# Attn: Old car guys. I need a tail light!



## Boris (Feb 15, 2013)

I'm having a hard time finding the correct teardrop tail light for my Simplex Motorbike. I've heard that Zepher manufactured these similar teardrop lights that were used on old Fords as a marker light on the top of the cab. Do any of you car guys know where I can find a light like this?
Here's a link to the discussion about these lights on the Simplex site.
http://www.simplexservi-cycle.com/index.php?topic=601.0


----------



## mre straightbar (Feb 15, 2013)

*i think i might hav on of those*

let me look through my junk


----------



## Boris (Feb 15, 2013)

Cool.

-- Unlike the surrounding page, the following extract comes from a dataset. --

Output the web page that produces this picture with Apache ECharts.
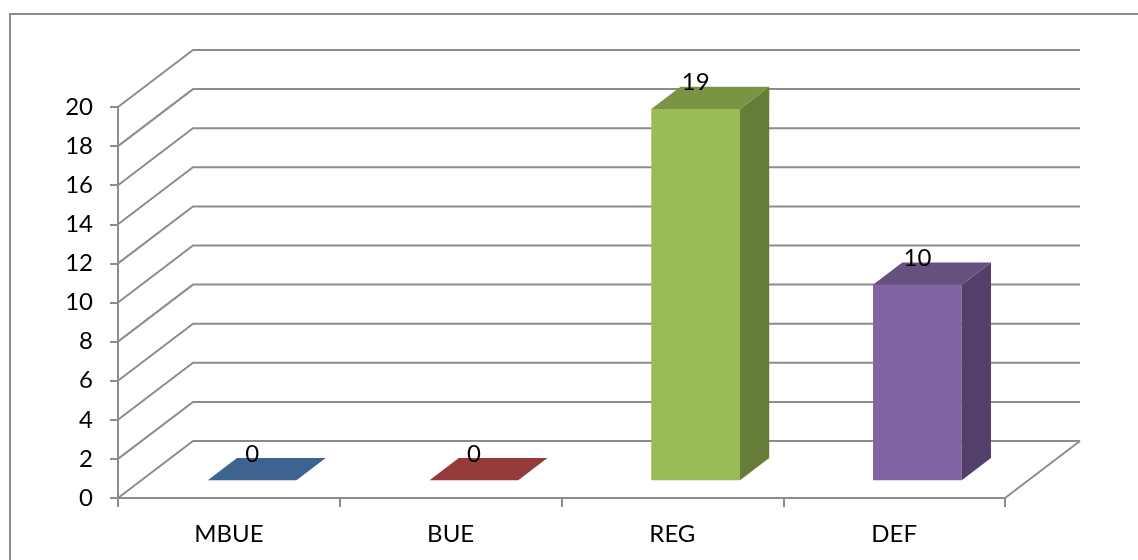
<!DOCTYPE html>
<html>
<head>
<meta charset="utf-8">
<script src="https://cdn.jsdelivr.net/npm/echarts@6/dist/echarts.min.js"></script>
<style>
  html, body { margin: 0; padding: 0; background: #ffffff; }
  #frame { position: absolute; left: 9px; top: 13px; width: 1140px; height: 560px; border: 2px solid #8c8c8c; box-sizing: border-box; }
  #chart { position: absolute; left: 0; top: 0; width: 1138px; height: 560px; }
</style>
</head>
<body>
<div id="frame"></div>
<div id="chart"></div>
<script>
// Categories and counts
const categories = ['MBUE', 'BUE', 'REG', 'DEF'];
const counts = [0, 0, 19, 10];
// Value axis ticks (also the back-wall gridlines)
const yTicks = [0, 2, 4, 6, 8, 10, 12, 14, 16, 18, 20];

// Face colours per category: [front, side, top]
const faceColors = [
  ['#4F81BD', '#385D8A', '#3D6391'],
  ['#C0504D', '#8C3836', '#943B39'],
  ['#9BBB59', '#657D37', '#7A9443'],
  ['#8064A2', '#523F6A', '#66507F']
];

// Oblique depth offset of the plot box (pixels), and where bars sit within it
const DEPTH = [75, -57];
const BAR_FRONT = 0.31;
const BAR_BACK = 0.70;
const BAR_WIDTH = 0.40;
const LINE = '#8c8c8c';
const FONT = 'Lato, "Open Sans", sans-serif';
const FONT_SIZE = 24;

const chart = echarts.init(document.getElementById('chart'));

function wallItem(params, api) {
  const cs = params.coordSys;
  const v = api.value(0);
  const y = api.coord([0, v])[1];
  const x0 = cs.x, x1 = cs.x + cs.width;
  const children = [{
    type: 'polyline',
    shape: { points: [[x0, y], [x0 + DEPTH[0], y + DEPTH[1]], [x1 + DEPTH[0], y + DEPTH[1]]] },
    style: { stroke: LINE, lineWidth: 2, fill: null }
  }];
  if (v === 0) {
    children.push({
      type: 'line',
      shape: { x1: x1, y1: y, x2: x1 + DEPTH[0], y2: y + DEPTH[1] },
      style: { stroke: LINE, lineWidth: 2 }
    });
  }
  return { type: 'group', children: children };
}

function barItem(params, api) {
  const i = api.value(0);
  const v = api.value(1);
  const top = api.coord([i, v]);
  const base = api.coord([i, 0]);
  const band = api.size([1, 0])[0];
  const w = band * BAR_WIDTH;
  const fx = top[0] - w / 2 + BAR_FRONT * DEPTH[0];
  const fyTop = top[1] + BAR_FRONT * DEPTH[1];
  const fyBot = base[1] + BAR_FRONT * DEPTH[1];
  const dx = (BAR_BACK - BAR_FRONT) * DEPTH[0];
  const dy = (BAR_BACK - BAR_FRONT) * DEPTH[1];
  const c = faceColors[i];
  return {
    type: 'group',
    children: [
      { type: 'polygon', shape: { points: [[fx, fyTop], [fx + w, fyTop], [fx + w, fyBot], [fx, fyBot]] }, style: { fill: c[0] } },
      { type: 'polygon', shape: { points: [[fx + w, fyTop], [fx + w + dx, fyTop + dy], [fx + w + dx, fyBot + dy], [fx + w, fyBot]] }, style: { fill: c[1] } },
      { type: 'polygon', shape: { points: [[fx, fyTop], [fx + dx, fyTop + dy], [fx + w + dx, fyTop + dy], [fx + w, fyTop]] }, style: { fill: c[2] } },
      { type: 'text', x: fx + w / 2, y: fyTop + dy - 4,
        style: { text: String(v), font: FONT_SIZE + 'px ' + FONT, fill: '#000', align: 'center', verticalAlign: 'middle' } }
    ]
  };
}

chart.setOption({
  animation: false,
  backgroundColor: 'transparent',
  grid: { left: 118, right: 133, top: 107, bottom: 62 },
  xAxis: {
    type: 'category',
    data: categories,
    axisLine: { lineStyle: { color: LINE, width: 2 } },
    axisTick: { show: true, length: 9, lineStyle: { color: LINE, width: 2 } },
    axisLabel: { color: '#000', fontSize: FONT_SIZE, fontFamily: FONT, margin: 24 }
  },
  yAxis: {
    type: 'value',
    min: 0, max: 20, interval: 2,
    axisLine: { show: true, lineStyle: { color: LINE, width: 2 } },
    axisTick: { show: true, length: 8, lineStyle: { color: LINE, width: 2 } },
    splitLine: { show: false },
    axisLabel: { color: '#000', fontSize: FONT_SIZE, fontFamily: FONT, margin: 25 }
  },
  series: [
    {
      type: 'custom',
      z: 1,
      silent: true,
      renderItem: wallItem,
      data: yTicks.map(t => [t])
    },
    {
      type: 'custom',
      z: 2,
      renderItem: barItem,
      encode: { x: 0, y: 1 },
      data: counts.map((v, i) => [i, v])
    }
  ]
});
</script>
</body>
</html>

That would be great if you did. Just let me know.
Thanx!


----------



## gtflyte (Feb 16, 2013)

*It"s a ZEPHYR*

Dave got two only because the guy wouldnt part out one .Lucky you.I wanted one for use on my Saginaw powerbike but found  the correct lense for it.So one is available maybe we can trade something that I need
Cant see in the pic but the lense haz ZEPHYR on it.
Enjoy 
OCBD
Get it Got it Have it


----------



## Boris (Feb 16, 2013)

gtflyte said:


> Dave got two only because the guy wouldnt part out one .Lucky you.I wanted one for use on my Saginaw powerbike but found  the correct lense for it.So one is available maybe we can trade something that I need
> Cant see in the pic but the lense haz ZEPHYR on it.
> Enjoy
> OCBD
> Get it Got it Have it




I sent you a PM


----------



## gtflyte (Feb 21, 2013)

Its All packed up ready to go 



OCBD
Get it Got it Have it Sold it


----------



## Boris (Feb 21, 2013)

Thanks Greg!!! Money order going out in tomorrows mail. Hoping for a flawless Canadian/USA exchange.


----------



## gtflyte (Feb 22, 2013)

Thats good news I'll be checking the mailbox next week.






OCBD


----------



## bike (Feb 22, 2013)

*Hijack!*

What is this thing? Was looking for another but dont know what to call it.
Thanks


----------



## mre straightbar (Feb 22, 2013)

*i  think they are called running lights*

At least I think so


----------



## dxmadman (Feb 22, 2013)

*39 Ford light*



bike said:


> What is this thing? Was looking for another but dont know what to call it.
> Thanks
> View attachment 85593




I use em on everything, speedway has em, $29.95


----------



## bricycle (Feb 22, 2013)

mre straightbar said:


> At least I think so




or clearance lights, or were they only yeller?


----------



## Boris (Feb 26, 2013)

Thanks everyone for helping. That's a pretty good light there dxmadman. I've decided to go for the one that gtflyte has offered for sale, since it's about as close as I can get to an actual Simplex tail light (same manufacturer). And I know for a fact that the holes will line up with the ones in my fender. Sorry it took so long to reply, I just saw this today.


----------